Parker Palmer has remarked that the church speaks often about "community," but it is often an idealized community. We talk about the "church family" or kononia groups, but what we really mean to describe is a group of people just like us. Such images of community are, thus, idolatrous. That is why the real city -- not the make-believe city -- is the place where the church can best learn about the kingdom community. Palmer offers this definition of community: "Community is that place where the person you least want to live with always lives. And when that person moves away, someone else arises to take his or her place."3
In this sense, then, every place where the church is planted is, in its own way, a "city." There is no village so small, no place so isolated, that there is not at least some taste of the richness, the challenge, and, quite frankly, the grating difficulty, of human differences. It is there in the wild diversity of the "city" -- wherever it may be found -- that the church gains true power, the power that is like Jesus' power, the power that does not protect itself from the stranger, does not seize things from the neighbor, but which lives for the neighbor and welcomes the stranger.

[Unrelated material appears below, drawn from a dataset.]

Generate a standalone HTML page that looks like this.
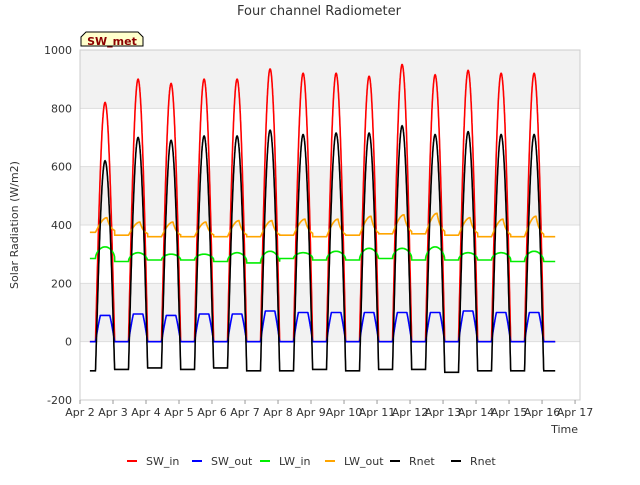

There is a neighborhood grocery store in our fairly affluent town that is visited each morning by the same clearly non-affluent person. We will call her "Ruth," and she is a street person. She enters the grocery about 11 a.m. every day and makes her way through the aisles. There is no polite way to describe what she does: Ruth steals food. Each morning she gathers enough for her lunch, poking pieces of fruit, loaves of bread, wedges of cheese, or a can of meat under her torn and stained coat. She then glides out the door. But she is not very subtle about it. Everyone at the store can see what she does. The stockroom crew know she is taking food; the butcher sees her activity; the checkout clerks are aware of her pilfering; the manager knows what she is about.
Not long ago, this grocery moved several blocks away to a larger building. The week they moved to the new location, the store manager telephoned a downtown pastor. "I don't want to embarrass Ruth," he began, "so would you please find her and tell her where we've moved. I want to be sure she can find us."
There in the city is a parable of mercy. An urban grocery store owner wants to be sure a homeless woman, a woman very much unlike the owner, can nonetheless find food, and for disciples with discerning eyes, there is much to learn here about the power of God in the world. "Stay in the city with your eyes open to the grace of God," the disciples are told, "and you will receive power."
So the church waited in the city, and when it was gathered in one place on Pentecost Day, they did indeed receive power. According to the story, Parthians and Medes, Cretans and Arabs, visitors from Rome, street people and welfare mothers, and kids with Little League gloves all heard the gospel in their own language. And with a power they never imagined, the power of the Spirit of God, they walked boldly into the future proclaiming the grace of Jesus Christ. 1. See the discussion of Merton's anti-city views in Harvey Cox, The Seduction Of The Spirit (New York: Simon and Schuster, 1973), p. 68. 2. "Metropolitan Diary," The New York Times, June 20, 1984. 3. Parker J. Palmer, The Company Of Strangers (New York: Crossroad, 1981), pp. 124-125.